One thing that we can do with these probabilities is to generate a list of topics to which each document has a high probability of belonging. In this case, we'll extract a list of the topics to which each document has at least a 15% probability of belonging, and then paste the list for each document together to create a vector of term lists.

topicList <- topics(ldaOut, threshold = 0.15)
topicList <- sapply(topicList, paste0, collapse = "|")
topicList <- data.frame(pmid = names(topicList), topicList = topicList)

Finally, we'll merge the both the primary topic and the topic probability list back into our original publications data frame and write the clustered data to a .csv file for later use.

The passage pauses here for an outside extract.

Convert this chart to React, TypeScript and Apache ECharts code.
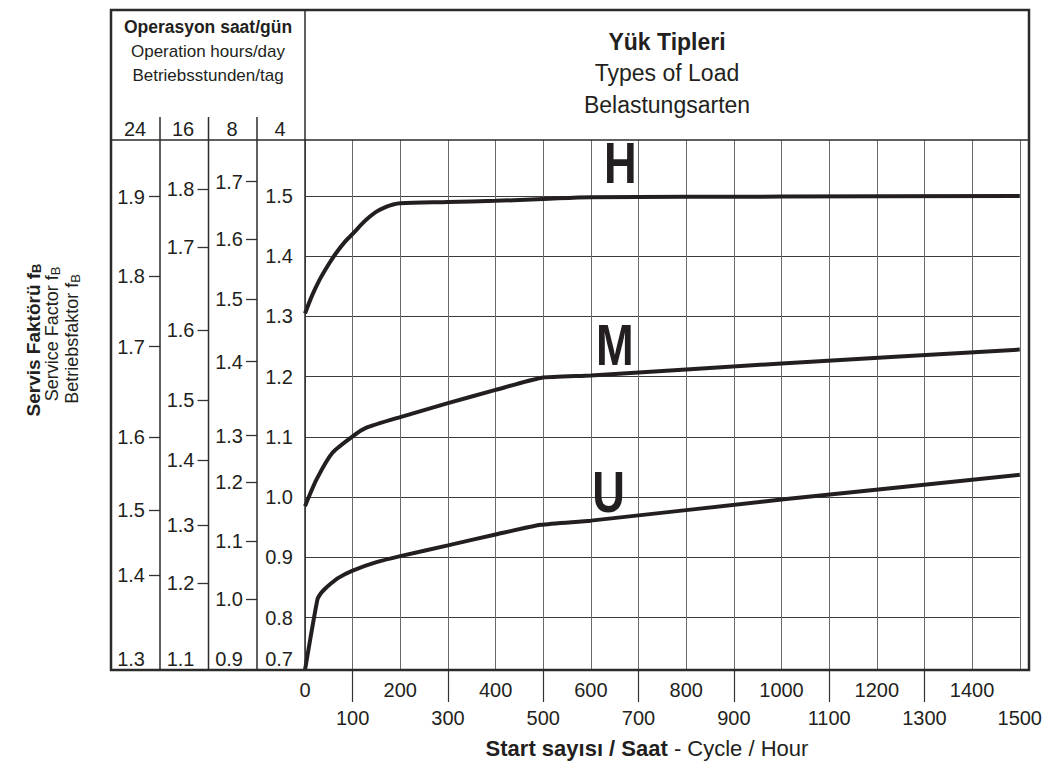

newData <- merge(theData, docTopics, by = "pmid", all.x = TRUE)
newData <- merge(newData, topicList, by = "pmid", all.x = TRUE)
write.csv(newData, file = "clustered_data.csv")

We can then get the number of documents per topic with the plyr count() function, as before.

pubsPerTopic <- count(newData$primaryTopic)
pubsPerTopic

Obviously there are lots of other things that we could do with this data set, but this gives you an idea of what's possible and some of the basic code to get you there.